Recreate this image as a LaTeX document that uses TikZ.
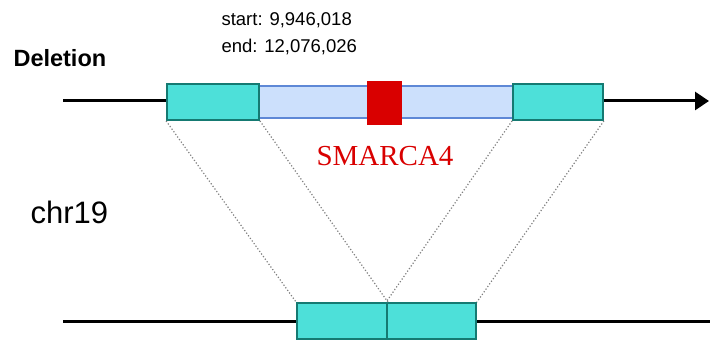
\documentclass[tikz,border=0pt]{standalone}
\usepackage{fontspec}
\setmainfont{Liberation Serif}
\setsansfont{Liberation Sans}
\usepackage{tikz}
\usetikzlibrary{positioning,arrows.meta}

\definecolor{flankfill}{HTML}{4DE0D9}
\definecolor{flankdraw}{HTML}{157A72}
\definecolor{gapfill}{HTML}{CCE0FC}
\definecolor{gapdraw}{HTML}{5E88D6}
\definecolor{genered}{HTML}{D90000}

\tikzset{
  flank/.style={draw=flankdraw,fill=flankfill,line width=1.8pt,minimum height=36pt,inner sep=0pt},
  gapbox/.style={draw=gapdraw,fill=gapfill,line width=1.5pt,minimum height=32pt,inner sep=0pt},
  genebox/.style={fill=genered,minimum width=35pt,minimum height=44pt,inner sep=0pt},
  chrom/.style={line width=3pt,black},
  junction/.style={gray,dotted,line width=1.2pt},
}

\begin{document}
\begin{tikzpicture}[x=1pt,y=1pt]
\useasboundingbox (0,0) rectangle (710,340);
% chromosome lines
\coordinate (tstart) at (63,239);
\coordinate (tend) at (709,239);
\coordinate (bstart) at (63,18);
\coordinate (bend) at (710,18);
\draw[chrom,-{Triangle[length=14pt,width=18pt]}] (tstart) -- (tend);
\draw[chrom] (bstart) -- (bend);
% reference segment
\node[gapbox,minimum width=254pt] (gap) at (386,238) {};
\node[flank,minimum width=92pt] (lflank) at (213,238) {};
\node[flank,minimum width=90pt] (rflank) at (558,238) {};
\node[genebox] (gene) at (384.5,237) {};
% joined segment
\node[flank,minimum width=90pt] (bl) at (342,19) {};
\node[flank,minimum width=89pt] (br) at (431.5,19) {};
\draw[junction] (lflank.south west) -- (bl.north west);
\draw[junction] (lflank.south east) -- (bl.north east);
\draw[junction] (rflank.south west) -- (br.north west);
\draw[junction] (rflank.south east) -- (br.north east);
% labels
\node[font=\sffamily\bfseries\fontsize{23.5}{26}\selectfont,anchor=west] (del) at (10,282) {Deletion};
\node[font=\sffamily\fontsize{31}{34}\selectfont,anchor=west] (chr) at (27,128) {chr19};
\node[font=\sffamily\fontsize{18.5}{27}\selectfont,align=left,anchor=west] (coords) at (218,306) {start: 9,946,018\\end: 12,076,026};
\node[font=\fontsize{29}{32}\selectfont,text=genered] (gname) at (385,184) {SMARCA4};
\end{tikzpicture}
\end{document}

■ WORK REQUIRED: Quote the data above in full and without alteration; skip the pictures.

■ REPLY TO THE TASK:
Recreate this image as a LaTeX document that uses TikZ.
\documentclass[tikz,border=0pt]{standalone}
\usepackage{fontspec}
\setmainfont{Liberation Serif}
\setsansfont{Liberation Sans}
\usepackage{tikz}
\usetikzlibrary{positioning,arrows.meta}

\definecolor{flankfill}{HTML}{4DE0D9}
\definecolor{flankdraw}{HTML}{157A72}
\definecolor{gapfill}{HTML}{CCE0FC}
\definecolor{gapdraw}{HTML}{5E88D6}
\definecolor{genered}{HTML}{D90000}

\tikzset{
  flank/.style={draw=flankdraw,fill=flankfill,line width=1.8pt,minimum height=36pt,inner sep=0pt},
  gapbox/.style={draw=gapdraw,fill=gapfill,line width=1.5pt,minimum height=32pt,inner sep=0pt},
  genebox/.style={fill=genered,minimum width=35pt,minimum height=44pt,inner sep=0pt},
  chrom/.style={line width=3pt,black},
  junction/.style={gray,dotted,line width=1.2pt},
}

\begin{document}
\begin{tikzpicture}[x=1pt,y=1pt]
\useasboundingbox (0,0) rectangle (710,340);
% chromosome lines
\coordinate (tstart) at (63,239);
\coordinate (tend) at (709,239);
\coordinate (bstart) at (63,18);
\coordinate (bend) at (710,18);
\draw[chrom,-{Triangle[length=14pt,width=18pt]}] (tstart) -- (tend);
\draw[chrom] (bstart) -- (bend);
% reference segment
\node[gapbox,minimum width=254pt] (gap) at (386,238) {};
\node[flank,minimum width=92pt] (lflank) at (213,238) {};
\node[flank,minimum width=90pt] (rflank) at (558,238) {};
\node[genebox] (gene) at (384.5,237) {};
% joined segment
\node[flank,minimum width=90pt] (bl) at (342,19) {};
\node[flank,minimum width=89pt] (br) at (431.5,19) {};
\draw[junction] (lflank.south west) -- (bl.north west);
\draw[junction] (lflank.south east) -- (bl.north east);
\draw[junction] (rflank.south west) -- (br.north west);
\draw[junction] (rflank.south east) -- (br.north east);
% labels
\node[font=\sffamily\bfseries\fontsize{23.5}{26}\selectfont,anchor=west] (del) at (10,282) {Deletion};
\node[font=\sffamily\fontsize{31}{34}\selectfont,anchor=west] (chr) at (27,128) {chr19};
\node[font=\sffamily\fontsize{18.5}{27}\selectfont,align=left,anchor=west] (coords) at (218,306) {start: 9,946,018\\end: 12,076,026};
\node[font=\fontsize{29}{32}\selectfont,text=genered] (gname) at (385,184) {SMARCA4};
\end{tikzpicture}
\end{document}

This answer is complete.